Series 2 opens with this clip: a sudden view of someone very at home inside a cosy bachelor pad somewhere, a man at ease with himself, self contained with all that he needs. The music plays, the machines whir, his calm and contented morning rituals are enacted. But then the scene distorts, an industrial scale daily inoculation, dust, uncovenanted movement upon the record deck. Darkness, guns, uniform, surveillance – all as a sudden lurch to a defensive mode. Then our eyes travel up, up a rough hewn dirt encrusted shaft. Up to an open hatch at the surface and the fascinated/terrified faces of the two bunkerological explorers, contemplating the unknown-to-them in the chamber below, and their next move.

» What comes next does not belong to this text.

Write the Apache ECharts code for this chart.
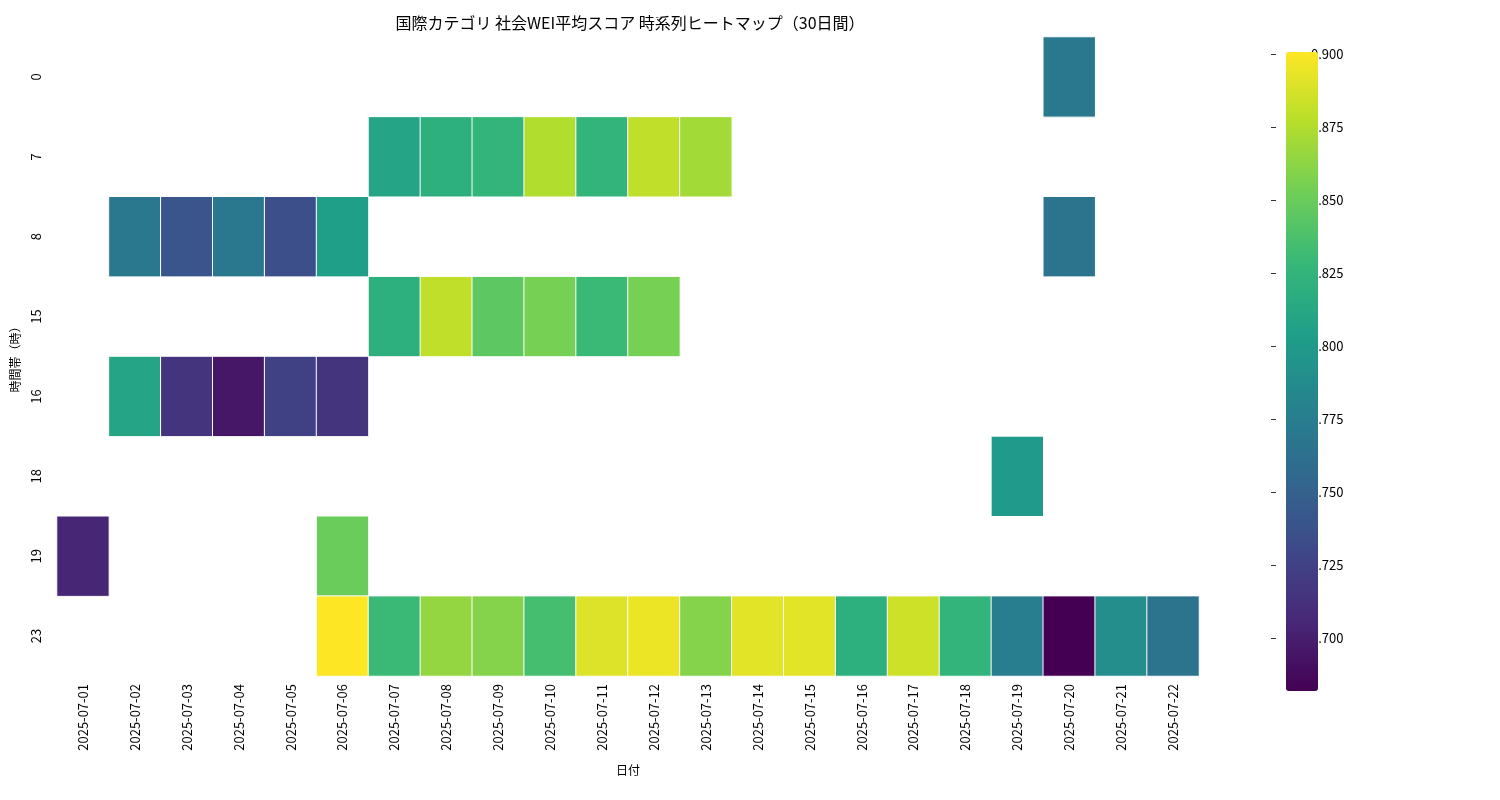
<!DOCTYPE html><html><head><meta charset="utf-8">
<script src="https://cdn.jsdelivr.net/npm/echarts@6/dist/echarts.min.js"></script>
<style>body{margin:0}#c{width:1500px;height:800px}</style></head><body><div id="c"></div>
<script>
const dates=['2025-07-01','2025-07-02','2025-07-03','2025-07-04','2025-07-05','2025-07-06','2025-07-07','2025-07-08','2025-07-09','2025-07-10','2025-07-11','2025-07-12','2025-07-13','2025-07-14','2025-07-15','2025-07-16','2025-07-17','2025-07-18','2025-07-19','2025-07-20','2025-07-21','2025-07-22'];
const hours=['0','7','8','15','16','18','19','23'];
const row0={'2025-07-20':0.775};
const row7={'2025-07-07':0.815,'2025-07-08':0.825,'2025-07-09':0.83,'2025-07-10':0.88,'2025-07-11':0.83,'2025-07-12':0.885,'2025-07-13':0.875};
const row8={'2025-07-02':0.775,'2025-07-03':0.745,'2025-07-04':0.775,'2025-07-05':0.74,'2025-07-06':0.81,'2025-07-20':0.77};
const row15={'2025-07-07':0.825,'2025-07-08':0.885,'2025-07-09':0.85,'2025-07-10':0.86,'2025-07-11':0.835,'2025-07-12':0.86};
const row16={'2025-07-02':0.815,'2025-07-03':0.72,'2025-07-04':0.70,'2025-07-05':0.73,'2025-07-06':0.72};
const row18={'2025-07-19':0.805};
const row19={'2025-07-01':0.71,'2025-07-06':0.855};
const row23={'2025-07-06':0.906,'2025-07-07':0.835,'2025-07-08':0.87,'2025-07-09':0.865,'2025-07-10':0.84,'2025-07-11':0.895,'2025-07-12':0.9,'2025-07-13':0.865,'2025-07-14':0.897,'2025-07-15':0.897,'2025-07-16':0.825,'2025-07-17':0.89,'2025-07-18':0.83,'2025-07-19':0.78,'2025-07-20':0.687,'2025-07-21':0.795,'2025-07-22':0.77};
const rows=[row0,row7,row8,row15,row16,row18,row19,row23];
const cbTicks=[0.700,0.725,0.750,0.775,0.800,0.825,0.850,0.875,0.900];
const vmin=0.687,vmax=0.906;
const data=[];
rows.forEach((r,yi)=>{for(const d in r)data.push([dates.indexOf(d),yi,r[d]]);});
const viridis=['#440154','#482878','#3e4989','#31688e','#26828e','#1f9e89','#35b779','#6ece58','#b5de2b','#fde725'];
const F='"Noto Sans CJK JP", sans-serif';
const chart=echarts.init(document.getElementById('c'));
chart.setOption({
 textStyle:{fontFamily:F},
 title:{text:'国際カテゴリ 社会WEI平均スコア 時系列ヒートマップ（30日間）',left:625,top:10,textAlign:'center',textStyle:{fontSize:16,fontWeight:'normal',color:'#000',fontFamily:F}},
 grid:[{left:57,right:301,top:37,bottom:124},{left:1271,width:32,top:37,bottom:124}],
 xAxis:[{type:'category',data:dates,gridIndex:0,name:'日付',nameLocation:'middle',nameGap:88,nameTextStyle:{color:'#000',fontSize:12},
  axisLine:{show:false},axisTick:{alignWithLabel:true,length:5,lineStyle:{color:'#333'}},axisLabel:{rotate:90,color:'#000',fontSize:13,fontFamily:F},splitLine:{show:false}},
  {type:'value',gridIndex:1,show:false,min:0,max:1}],
 yAxis:[{type:'category',data:hours,inverse:true,gridIndex:0,name:'時間帯（時）',nameLocation:'middle',nameGap:36,nameRotate:90,nameTextStyle:{color:'#000',fontSize:12},
  axisLine:{show:false},axisTick:{alignWithLabel:true,length:5,lineStyle:{color:'#333'}},axisLabel:{rotate:90,color:'#000',fontSize:13,margin:14}},
  {type:'value',gridIndex:1,position:'right',min:vmin,max:vmax,axisLine:{show:false},splitLine:{show:false},
   axisTick:{show:true,length:5,customValues:cbTicks,lineStyle:{color:'#333'}},
   axisLabel:{customValues:cbTicks,formatter:v=>v.toFixed(3),color:'#000',fontSize:13,margin:8}}],
 visualMap:{type:'continuous',min:vmin,max:vmax,seriesIndex:0,calculable:false,left:1271,top:37,itemWidth:32,itemHeight:639,text:['',''],showLabel:false,inRange:{color:viridis}},
 series:[{type:'heatmap',data:data,xAxisIndex:0,yAxisIndex:0,itemStyle:{borderColor:'#fff',borderWidth:1}}]
});
</script></body></html>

The Lost bunker clip gives me a wonderful vehicle to work through many themes, some of them related to my 2013‘men ‘n’ bunkers’ Gender, Place and Culture paper, others more to do with my 2011 Culture and Organisation paper on the bunker’s image/materiality relationship – a duality splendidly captured in both the clip and the following quote from Tom Vanderbilt:

“While actual shelters were usually dark, cramped, mildewed affairs, in the realm of the subconscious desire they were always spacious, ridiculously well-stocked playrooms with artificial sunlight and state-of-the-art entertainment systems, inhabitable for years and years.” (Survival City, 2002, 110)

So, for now, a teaser…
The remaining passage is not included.